- EXERCISE BRIEF
Write out all of the lines below, exactly and completely.

- MATERIAL PROVIDED
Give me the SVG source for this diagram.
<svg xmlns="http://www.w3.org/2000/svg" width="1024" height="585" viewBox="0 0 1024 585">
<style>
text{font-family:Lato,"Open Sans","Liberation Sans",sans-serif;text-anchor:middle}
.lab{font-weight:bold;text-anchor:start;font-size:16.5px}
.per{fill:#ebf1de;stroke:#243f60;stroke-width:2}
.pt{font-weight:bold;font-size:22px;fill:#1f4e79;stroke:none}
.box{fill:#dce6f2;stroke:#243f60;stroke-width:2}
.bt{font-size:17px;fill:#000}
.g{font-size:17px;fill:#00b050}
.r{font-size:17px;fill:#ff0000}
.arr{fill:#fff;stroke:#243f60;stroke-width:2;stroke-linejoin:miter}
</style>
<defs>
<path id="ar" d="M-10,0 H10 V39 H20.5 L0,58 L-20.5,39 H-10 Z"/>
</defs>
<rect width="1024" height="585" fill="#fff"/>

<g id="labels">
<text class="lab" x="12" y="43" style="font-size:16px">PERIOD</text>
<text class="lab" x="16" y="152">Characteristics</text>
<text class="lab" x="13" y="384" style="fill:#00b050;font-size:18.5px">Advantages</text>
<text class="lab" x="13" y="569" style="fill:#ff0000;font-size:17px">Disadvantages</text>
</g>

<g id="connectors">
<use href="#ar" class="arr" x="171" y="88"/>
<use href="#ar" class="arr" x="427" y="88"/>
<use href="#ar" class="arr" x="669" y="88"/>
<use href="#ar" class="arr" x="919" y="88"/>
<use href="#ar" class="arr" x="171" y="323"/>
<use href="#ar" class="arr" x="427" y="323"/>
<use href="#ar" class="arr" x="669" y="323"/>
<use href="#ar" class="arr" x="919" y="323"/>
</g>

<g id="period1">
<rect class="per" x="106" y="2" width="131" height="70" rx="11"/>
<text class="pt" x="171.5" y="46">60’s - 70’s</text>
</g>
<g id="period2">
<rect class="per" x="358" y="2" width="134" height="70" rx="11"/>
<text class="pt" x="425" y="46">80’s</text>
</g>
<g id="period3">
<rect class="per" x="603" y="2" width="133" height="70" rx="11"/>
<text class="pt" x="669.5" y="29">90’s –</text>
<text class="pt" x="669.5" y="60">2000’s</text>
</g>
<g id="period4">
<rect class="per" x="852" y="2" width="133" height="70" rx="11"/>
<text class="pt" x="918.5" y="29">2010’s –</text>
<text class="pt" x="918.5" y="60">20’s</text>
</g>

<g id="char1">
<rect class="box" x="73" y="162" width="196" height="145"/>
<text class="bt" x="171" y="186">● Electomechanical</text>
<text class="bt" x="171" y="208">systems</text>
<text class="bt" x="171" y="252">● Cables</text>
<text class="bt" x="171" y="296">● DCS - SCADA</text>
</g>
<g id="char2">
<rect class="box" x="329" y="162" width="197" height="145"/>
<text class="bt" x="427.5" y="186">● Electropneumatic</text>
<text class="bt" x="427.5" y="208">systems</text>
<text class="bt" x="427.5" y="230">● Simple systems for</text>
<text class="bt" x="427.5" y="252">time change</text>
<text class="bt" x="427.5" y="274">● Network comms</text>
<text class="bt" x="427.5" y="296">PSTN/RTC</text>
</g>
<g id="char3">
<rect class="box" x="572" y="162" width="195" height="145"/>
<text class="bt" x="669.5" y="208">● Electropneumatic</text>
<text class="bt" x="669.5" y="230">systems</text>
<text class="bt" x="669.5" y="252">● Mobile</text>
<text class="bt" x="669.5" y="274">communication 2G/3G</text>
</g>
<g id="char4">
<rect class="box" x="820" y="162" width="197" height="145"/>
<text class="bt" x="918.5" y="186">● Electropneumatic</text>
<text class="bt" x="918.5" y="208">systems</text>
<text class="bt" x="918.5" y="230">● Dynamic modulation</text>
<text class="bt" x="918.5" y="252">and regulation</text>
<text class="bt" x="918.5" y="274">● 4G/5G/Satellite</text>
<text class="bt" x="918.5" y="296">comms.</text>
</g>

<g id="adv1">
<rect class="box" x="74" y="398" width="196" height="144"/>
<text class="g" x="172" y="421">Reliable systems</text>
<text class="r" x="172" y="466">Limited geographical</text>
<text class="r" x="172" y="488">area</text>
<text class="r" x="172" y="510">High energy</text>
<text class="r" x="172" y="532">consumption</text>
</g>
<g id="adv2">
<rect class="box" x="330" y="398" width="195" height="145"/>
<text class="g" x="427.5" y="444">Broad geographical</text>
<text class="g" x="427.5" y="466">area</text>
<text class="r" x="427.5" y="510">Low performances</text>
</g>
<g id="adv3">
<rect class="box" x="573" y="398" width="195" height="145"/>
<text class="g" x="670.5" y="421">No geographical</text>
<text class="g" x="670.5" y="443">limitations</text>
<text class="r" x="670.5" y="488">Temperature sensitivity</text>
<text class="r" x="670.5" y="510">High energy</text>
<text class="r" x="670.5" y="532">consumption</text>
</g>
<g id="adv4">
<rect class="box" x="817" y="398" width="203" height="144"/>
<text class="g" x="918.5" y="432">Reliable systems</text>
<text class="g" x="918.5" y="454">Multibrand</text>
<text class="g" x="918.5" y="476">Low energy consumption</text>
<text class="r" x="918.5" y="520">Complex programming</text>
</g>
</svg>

- ANSWER FOR THE TASK
Give me the SVG source for this diagram.
<svg xmlns="http://www.w3.org/2000/svg" width="1024" height="585" viewBox="0 0 1024 585">
<style>
text{font-family:Lato,"Open Sans","Liberation Sans",sans-serif;text-anchor:middle}
.lab{font-weight:bold;text-anchor:start;font-size:16.5px}
.per{fill:#ebf1de;stroke:#243f60;stroke-width:2}
.pt{font-weight:bold;font-size:22px;fill:#1f4e79;stroke:none}
.box{fill:#dce6f2;stroke:#243f60;stroke-width:2}
.bt{font-size:17px;fill:#000}
.g{font-size:17px;fill:#00b050}
.r{font-size:17px;fill:#ff0000}
.arr{fill:#fff;stroke:#243f60;stroke-width:2;stroke-linejoin:miter}
</style>
<defs>
<path id="ar" d="M-10,0 H10 V39 H20.5 L0,58 L-20.5,39 H-10 Z"/>
</defs>
<rect width="1024" height="585" fill="#fff"/>

<g id="labels">
<text class="lab" x="12" y="43" style="font-size:16px">PERIOD</text>
<text class="lab" x="16" y="152">Characteristics</text>
<text class="lab" x="13" y="384" style="fill:#00b050;font-size:18.5px">Advantages</text>
<text class="lab" x="13" y="569" style="fill:#ff0000;font-size:17px">Disadvantages</text>
</g>

<g id="connectors">
<use href="#ar" class="arr" x="171" y="88"/>
<use href="#ar" class="arr" x="427" y="88"/>
<use href="#ar" class="arr" x="669" y="88"/>
<use href="#ar" class="arr" x="919" y="88"/>
<use href="#ar" class="arr" x="171" y="323"/>
<use href="#ar" class="arr" x="427" y="323"/>
<use href="#ar" class="arr" x="669" y="323"/>
<use href="#ar" class="arr" x="919" y="323"/>
</g>

<g id="period1">
<rect class="per" x="106" y="2" width="131" height="70" rx="11"/>
<text class="pt" x="171.5" y="46">60’s - 70’s</text>
</g>
<g id="period2">
<rect class="per" x="358" y="2" width="134" height="70" rx="11"/>
<text class="pt" x="425" y="46">80’s</text>
</g>
<g id="period3">
<rect class="per" x="603" y="2" width="133" height="70" rx="11"/>
<text class="pt" x="669.5" y="29">90’s –</text>
<text class="pt" x="669.5" y="60">2000’s</text>
</g>
<g id="period4">
<rect class="per" x="852" y="2" width="133" height="70" rx="11"/>
<text class="pt" x="918.5" y="29">2010’s –</text>
<text class="pt" x="918.5" y="60">20’s</text>
</g>

<g id="char1">
<rect class="box" x="73" y="162" width="196" height="145"/>
<text class="bt" x="171" y="186">● Electomechanical</text>
<text class="bt" x="171" y="208">systems</text>
<text class="bt" x="171" y="252">● Cables</text>
<text class="bt" x="171" y="296">● DCS - SCADA</text>
</g>
<g id="char2">
<rect class="box" x="329" y="162" width="197" height="145"/>
<text class="bt" x="427.5" y="186">● Electropneumatic</text>
<text class="bt" x="427.5" y="208">systems</text>
<text class="bt" x="427.5" y="230">● Simple systems for</text>
<text class="bt" x="427.5" y="252">time change</text>
<text class="bt" x="427.5" y="274">● Network comms</text>
<text class="bt" x="427.5" y="296">PSTN/RTC</text>
</g>
<g id="char3">
<rect class="box" x="572" y="162" width="195" height="145"/>
<text class="bt" x="669.5" y="208">● Electropneumatic</text>
<text class="bt" x="669.5" y="230">systems</text>
<text class="bt" x="669.5" y="252">● Mobile</text>
<text class="bt" x="669.5" y="274">communication 2G/3G</text>
</g>
<g id="char4">
<rect class="box" x="820" y="162" width="197" height="145"/>
<text class="bt" x="918.5" y="186">● Electropneumatic</text>
<text class="bt" x="918.5" y="208">systems</text>
<text class="bt" x="918.5" y="230">● Dynamic modulation</text>
<text class="bt" x="918.5" y="252">and regulation</text>
<text class="bt" x="918.5" y="274">● 4G/5G/Satellite</text>
<text class="bt" x="918.5" y="296">comms.</text>
</g>

<g id="adv1">
<rect class="box" x="74" y="398" width="196" height="144"/>
<text class="g" x="172" y="421">Reliable systems</text>
<text class="r" x="172" y="466">Limited geographical</text>
<text class="r" x="172" y="488">area</text>
<text class="r" x="172" y="510">High energy</text>
<text class="r" x="172" y="532">consumption</text>
</g>
<g id="adv2">
<rect class="box" x="330" y="398" width="195" height="145"/>
<text class="g" x="427.5" y="444">Broad geographical</text>
<text class="g" x="427.5" y="466">area</text>
<text class="r" x="427.5" y="510">Low performances</text>
</g>
<g id="adv3">
<rect class="box" x="573" y="398" width="195" height="145"/>
<text class="g" x="670.5" y="421">No geographical</text>
<text class="g" x="670.5" y="443">limitations</text>
<text class="r" x="670.5" y="488">Temperature sensitivity</text>
<text class="r" x="670.5" y="510">High energy</text>
<text class="r" x="670.5" y="532">consumption</text>
</g>
<g id="adv4">
<rect class="box" x="817" y="398" width="203" height="144"/>
<text class="g" x="918.5" y="432">Reliable systems</text>
<text class="g" x="918.5" y="454">Multibrand</text>
<text class="g" x="918.5" y="476">Low energy consumption</text>
<text class="r" x="918.5" y="520">Complex programming</text>
</g>
</svg>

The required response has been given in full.